Die Firma Cordier bietet seit über einem  Jahrhundert für alle Größen von Klarinetten und Saxophonen einfache Vorrichtungen zum Kürzen der Blattspitze an. Von Kontrabassklarinette bis Es-Klarinette und von Basssaxophon bis Sopranino sind Modelle verfügbar.

Mittlerweile wurde die Produktion und der Vertrieb von der Firma Marca übernommen. Man sollte, wenn möglich, beim Kauf darauf achten, dass die entstehende Blattspitze mit dem verwendeten Mundstück übereinstimmt und möglichst symmetrisch ist. Einige Musikalienhändler bieten den kostenfreien Umtausch bei Nichtgefallen.

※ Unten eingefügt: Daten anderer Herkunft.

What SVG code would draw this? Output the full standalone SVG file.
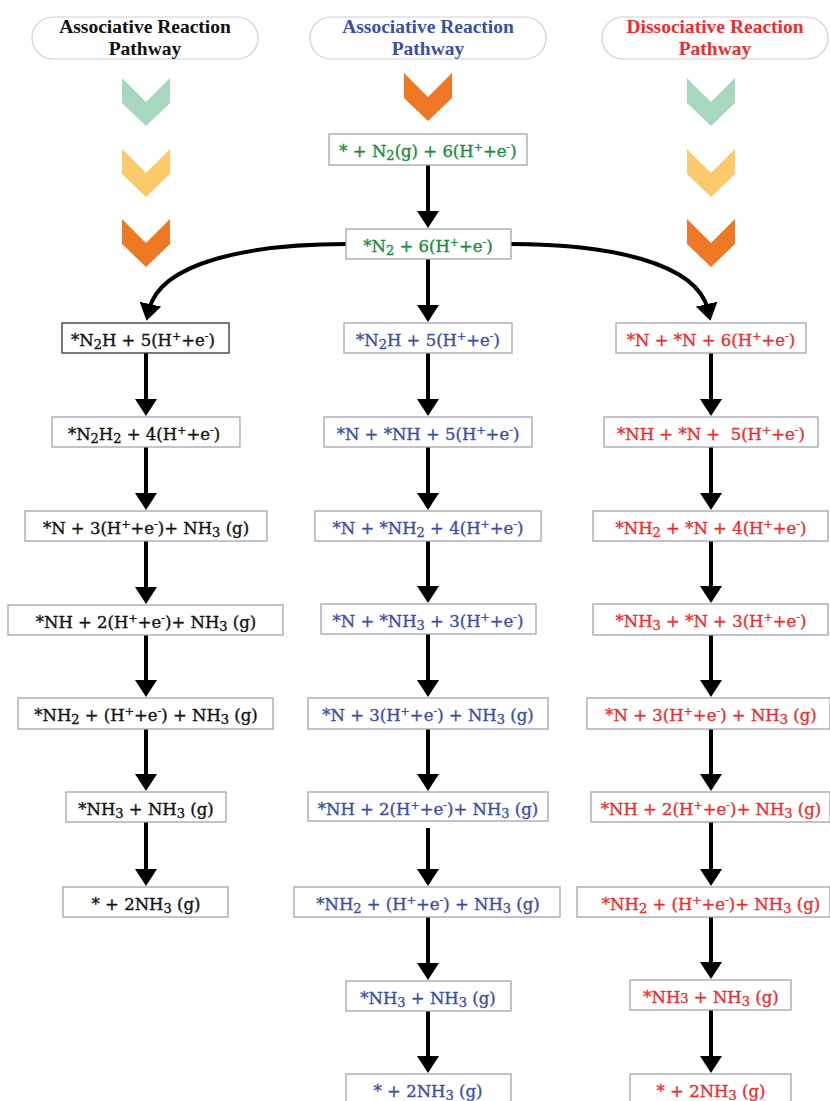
<svg xmlns="http://www.w3.org/2000/svg" width="830" height="1101" viewBox="0 0 830 1101">
<style>
.pill{fill:#fff;stroke:#cfcfd4;stroke-width:1.2}
.hd{font-family:"Liberation Serif",serif;font-weight:bold;font-size:19.5px;text-anchor:middle}
.box{fill:#fff;stroke:#a3a4b4;stroke-width:1.3}
.dk{stroke:#333}
.t{font-family:"DejaVu Serif","Liberation Serif",serif;font-size:16.5px;text-anchor:middle;stroke-width:0.35px}
.k{fill:#111;stroke:#111}
.b{fill:#3c4ea6;stroke:#3c4ea6}
.g{fill:#1c8a3c;stroke:#1c8a3c}
.r{fill:#ef2b2b;stroke:#ef2b2b}
.hd.k,.hd.b,.hd.r{stroke:none}
.s{font-size:13px;baseline-shift:-3px}
.p{font-size:11px;baseline-shift:6px}
.n{font-size:13px}
.ln{fill:none;stroke:#000;stroke-width:4;marker-end:url(#ah)}
</style>
<defs>
<marker id="ah" markerUnits="userSpaceOnUse" markerWidth="17" markerHeight="22" refX="6" refY="11" orient="auto" viewBox="0 0 17 22">
<polygon points="0,0 17,11 0,22" fill="#000"/>
</marker>
<path id="chev" d="M-24,0 L0,24 L24,0 L24,25 L0,48 L-24,25 Z"/>
</defs>
<rect width="830" height="1101" fill="#fff"/>

<g id="header-left">
<rect class="pill" x="32" y="17" width="226" height="42" rx="21"/>
<text class="hd k" x="145" y="33">Associative Reaction</text>
<text class="hd k" x="145" y="55">Pathway</text>
</g>
<g id="header-mid">
<rect class="pill" x="310" y="17" width="236" height="42" rx="21"/>
<text class="hd b" x="428" y="33">Associative Reaction</text>
<text class="hd b" x="428" y="55">Pathway</text>
</g>
<g id="header-right">
<rect class="pill" x="602" y="17" width="226" height="42" rx="21"/>
<text class="hd r" x="715" y="33">Dissociative Reaction</text>
<text class="hd r" x="715" y="55">Pathway</text>
</g>

<g id="chevrons">
<use href="#chev" x="146" y="78" fill="#a7d7bd"/>
<use href="#chev" x="146" y="149" fill="#fdca6b"/>
<use href="#chev" x="146" y="219" fill="#f07824"/>
<use href="#chev" x="428" y="73" fill="#f07824"/>
<use href="#chev" x="711" y="78" fill="#a7d7bd"/>
<use href="#chev" x="711" y="149" fill="#fdca6b"/>
<use href="#chev" x="711" y="219" fill="#f07824"/>
</g>

<g id="connectors">
<path class="ln" d="M346,244 C250,244 160,262 149,310"/>
<path class="ln" d="M511,244 C607,244 697,262 708,310"/>
<line class="ln" x1="146" y1="353" x2="146" y2="405"/>
<line class="ln" x1="146" y1="447" x2="146" y2="499"/>
<line class="ln" x1="146" y1="541" x2="146" y2="593"/>
<line class="ln" x1="146" y1="635" x2="146" y2="686"/>
<line class="ln" x1="146" y1="729" x2="146" y2="780"/>
<line class="ln" x1="146" y1="822" x2="146" y2="875"/>
<line class="ln" x1="428" y1="165" x2="428" y2="217"/>
<line class="ln" x1="428" y1="259" x2="428" y2="311"/>
<line class="ln" x1="428" y1="353" x2="428" y2="405"/>
<line class="ln" x1="428" y1="447" x2="428" y2="499"/>
<line class="ln" x1="428" y1="541" x2="428" y2="592"/>
<line class="ln" x1="428" y1="634" x2="428" y2="686"/>
<line class="ln" x1="428" y1="729" x2="428" y2="780"/>
<line class="ln" x1="428" y1="828" x2="428" y2="875"/>
<line class="ln" x1="428" y1="917" x2="428" y2="969"/>
<line class="ln" x1="428" y1="1011" x2="428" y2="1062"/>
<line class="ln" x1="711" y1="353" x2="711" y2="405"/>
<line class="ln" x1="711" y1="447" x2="711" y2="499"/>
<line class="ln" x1="711" y1="541" x2="711" y2="592"/>
<line class="ln" x1="711" y1="635" x2="711" y2="686"/>
<line class="ln" x1="711" y1="729" x2="711" y2="780"/>
<line class="ln" x1="711" y1="822" x2="711" y2="875"/>
<line class="ln" x1="711" y1="917" x2="711" y2="968"/>
<line class="ln" x1="711" y1="1010" x2="711" y2="1062"/>
</g>

<g id="L1"><rect class="box dk" x="62" y="323" width="167" height="30"/><text class="t k" x="143" y="346">*N<tspan class="s">2</tspan>H + 5(H<tspan class="p">+</tspan>+e<tspan class="p">-</tspan>)</text></g>
<g id="L2"><rect class="box" x="52" y="417" width="188" height="30"/><text class="t k" x="144" y="440">*N<tspan class="s">2</tspan>H<tspan class="s">2</tspan> + 4(H<tspan class="p">+</tspan>+e<tspan class="p">-</tspan>)</text></g>
<g id="L3"><rect class="box" x="25" y="511" width="242" height="30"/><text class="t k" x="146" y="534">*N + 3(H<tspan class="p">+</tspan>+e<tspan class="p">-</tspan>)+ NH<tspan class="s">3</tspan> (g)</text></g>
<g id="L4"><rect class="box" x="8" y="605" width="275" height="30"/><text class="t k" x="146" y="628">*NH + 2(H<tspan class="p">+</tspan>+e<tspan class="p">-</tspan>)+ NH<tspan class="s">3</tspan> (g)</text></g>
<g id="L5"><rect class="box" x="18" y="698" width="255" height="31"/><text class="t k" x="146" y="721">*NH<tspan class="s">2</tspan> + (H<tspan class="p">+</tspan>+e<tspan class="p">-</tspan>) + NH<tspan class="s">3</tspan> (g)</text></g>
<g id="L6"><rect class="box" x="66" y="792" width="160" height="30"/><text class="t k" x="146" y="815">*NH<tspan class="s">3</tspan> + NH<tspan class="s">3</tspan> (g)</text></g>
<g id="L7"><rect class="box" x="63" y="887" width="165" height="30"/><text class="t k" x="146" y="910">* + 2NH<tspan class="s">3</tspan> (g)</text></g>

<g id="M0"><rect class="box" x="329" y="134" width="198" height="31"/><text class="t g" x="428" y="157">* + N<tspan class="s">2</tspan>(g) + 6(H<tspan class="p">+</tspan>+e<tspan class="p">-</tspan>)</text></g>
<g id="M00"><rect class="box" x="346" y="229" width="165" height="30"/><text class="t g" x="428" y="252">*N<tspan class="s">2</tspan> + 6(H<tspan class="p">+</tspan>+e<tspan class="p">-</tspan>)</text></g>
<g id="M1"><rect class="box" x="344" y="323" width="168" height="30"/><text class="t b" x="428" y="346">*N<tspan class="s">2</tspan>H + 5(H<tspan class="p">+</tspan>+e<tspan class="p">-</tspan>)</text></g>
<g id="M2"><rect class="box" x="324" y="417" width="208" height="30"/><text class="t b" x="428" y="440">*N + *NH + 5(H<tspan class="p">+</tspan>+e<tspan class="p">-</tspan>)</text></g>
<g id="M3"><rect class="box" x="315" y="511" width="226" height="30"/><text class="t b" x="428" y="534">*N + *NH<tspan class="s">2</tspan> + 4(H<tspan class="p">+</tspan>+e<tspan class="p">-</tspan>)</text></g>
<g id="M4"><rect class="box" x="321" y="604" width="215" height="30"/><text class="t b" x="428" y="627">*N + *NH<tspan class="s">3</tspan> + 3(H<tspan class="p">+</tspan>+e<tspan class="p">-</tspan>)</text></g>
<g id="M5"><rect class="box" x="308" y="698" width="240" height="31"/><text class="t b" x="428" y="721">*N + 3(H<tspan class="p">+</tspan>+e<tspan class="p">-</tspan>) + NH<tspan class="s">3</tspan> (g)</text></g>
<g id="M6"><rect class="box" x="308" y="792" width="240" height="29"/><text class="t b" x="428" y="815">*NH + 2(H<tspan class="p">+</tspan>+e<tspan class="p">-</tspan>)+ NH<tspan class="s">3</tspan> (g)</text></g>
<g id="M7"><rect class="box" x="294" y="887" width="266" height="30"/><text class="t b" x="428" y="910">*NH<tspan class="s">2</tspan> + (H<tspan class="p">+</tspan>+e<tspan class="p">-</tspan>) + NH<tspan class="s">3</tspan> (g)</text></g>
<g id="M8"><rect class="box" x="346" y="981" width="165" height="30"/><text class="t b" x="428" y="1004">*NH<tspan class="s">3</tspan> + NH<tspan class="s">3</tspan> (g)</text></g>
<g id="M9"><rect class="box" x="346" y="1074" width="165" height="32"/><text class="t b" x="428" y="1097">* + 2NH<tspan class="s">3</tspan> (g)</text></g>

<g id="R1"><rect class="box" x="616" y="323" width="190" height="30"/><text class="t r" x="711" y="346">*N + *N + 6(H<tspan class="p">+</tspan>+e<tspan class="p">-</tspan>)</text></g>
<g id="R2"><rect class="box" x="604" y="417" width="214" height="30"/><text class="t r" x="711" y="440" xml:space="preserve">*NH + *N +  5(H<tspan class="p">+</tspan>+e<tspan class="p">-</tspan>)</text></g>
<g id="R3"><rect class="box" x="593" y="511" width="235" height="30"/><text class="t r" x="711" y="534">*NH<tspan class="s">2</tspan> + *N + 4(H<tspan class="p">+</tspan>+e<tspan class="p">-</tspan>)</text></g>
<g id="R4"><rect class="box" x="593" y="604" width="235" height="31"/><text class="t r" x="711" y="627">*NH<tspan class="s">3</tspan> + *N + 3(H<tspan class="p">+</tspan>+e<tspan class="p">-</tspan>)</text></g>
<g id="R5"><rect class="box" x="587" y="698" width="243" height="31"/><text class="t r" x="711" y="721">*N + 3(H<tspan class="p">+</tspan>+e<tspan class="p">-</tspan>) + NH<tspan class="s">3</tspan> (g)</text></g>
<g id="R6"><rect class="box" x="591" y="792" width="239" height="30"/><text class="t r" x="711" y="815">*NH + 2(H<tspan class="p">+</tspan>+e<tspan class="p">-</tspan>)+ NH<tspan class="s">3</tspan> (g)</text></g>
<g id="R7"><rect class="box" x="577" y="887" width="253" height="30"/><text class="t r" x="711" y="910">*NH<tspan class="s">2</tspan> + (H<tspan class="p">+</tspan>+e<tspan class="p">-</tspan>)+ NH<tspan class="s">3</tspan> (g)</text></g>
<g id="R8"><rect class="box" x="630" y="980" width="161" height="30"/><text class="t r" x="711" y="1003">*NH<tspan class="n">3</tspan> + NH<tspan class="s">3</tspan> (g)</text></g>
<g id="R9"><rect class="box" x="630" y="1074" width="161" height="32"/><text class="t r" x="711" y="1097">* + 2NH<tspan class="s">3</tspan> (g)</text></g>
</svg>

Das Blatt soll mit Hilfe einer Metallklammer auf dem Schlitten aufgespannt werden und mit Hilfe einer Schraube so an den schneidenden Teil

Zugeführt wird.

Auf der englischsprachigen Internetseite www.clarinetreedmaking.com findet sich ein Vorschlag für den Umbau des Cordier-Blattschneiders. Dabei wird die Halteklammer zur Fixierung und der Schlitten, mit dem das Blatt zur Abschereinrichtung vorgeschoben wird, entfernt. Mir fällt die Zentrierung des Blattes nach der Modifikation viel leichter als mit der angebrachten Haltevorrichtung.

Ich kann den Umbau empfehlen, zumal der Blattclip jederzeit in den Ursprungszustand versetzt werden kann, falls man die Miniaturschräubchen nicht verliert. Diese sollten gut aufbewahrt werden, da man sie verwenden kann, falls eine der Schrauben am Werkzeug verloren gehen sollte.

In der über hundertjährigen Produktionsgeschichte, kam es immer mal wieder zu Klagen über die Qualität. Die von mir in den letzten Jahren erworbenen Cordier-Blattschneider sind alle von sehr guter Qualität und bieten keinen Anlass zur Kritik. Man muss nur die passende Form zum verwendeten Mundstück finden und sich im Umgang mit dem Werkzeug gut einarbeiten.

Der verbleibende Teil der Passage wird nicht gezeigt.